In the case of United States v. McBratney, 104 U. S. 621, 26 L. Ed. 869, the Supreme Court of the United States said:

"Whenever, upon the admission of a state into the Union, Congress has intended to except out of it an Indian reservation, or the sole and exclusive jurisdiction over that reservation, it has done so by express words. (The Kansas Indians, 5 Wall. 737, 18 L. Ed. 667; United States v. Ward, Woolw. 17, Fed. Cas. No. 16,639.)”

In that case it was held that a state, by its admission into the Union upon an equal footing with the original states, had, without an exception, expressly set forth in the enabling act of admission, criminal jurisdiction over its own citizens and persons other than Indians on reservations throughout the whole of the territory within its limits, including an Indian reservation, even where such reservation existed before the organization and admission of the state.
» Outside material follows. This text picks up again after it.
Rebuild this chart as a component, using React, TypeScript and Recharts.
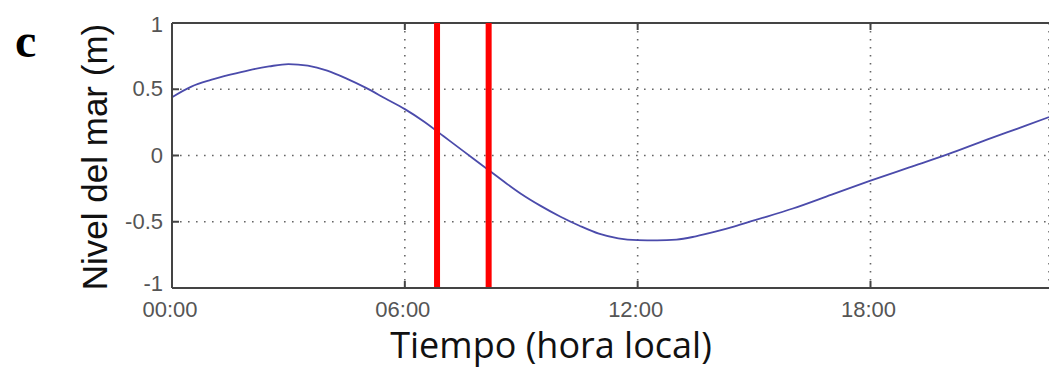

This decision, however, took into account such exceptions as might arise by reason of the express declaration on the part of Congress made in contemplation of existing treaties entered into between the Indians and the government prior to the admission of the state. Such a condition does not exist in the case at bar.

The Supreme Court of the United States, in the case of Pollard v. Hagan, 3 How. 212, 11 L. Ed. 565, and again in Shivley v. Bowlby, 152 U. S. 1, 14 Sup. Ct. 548, 38 L. Ed.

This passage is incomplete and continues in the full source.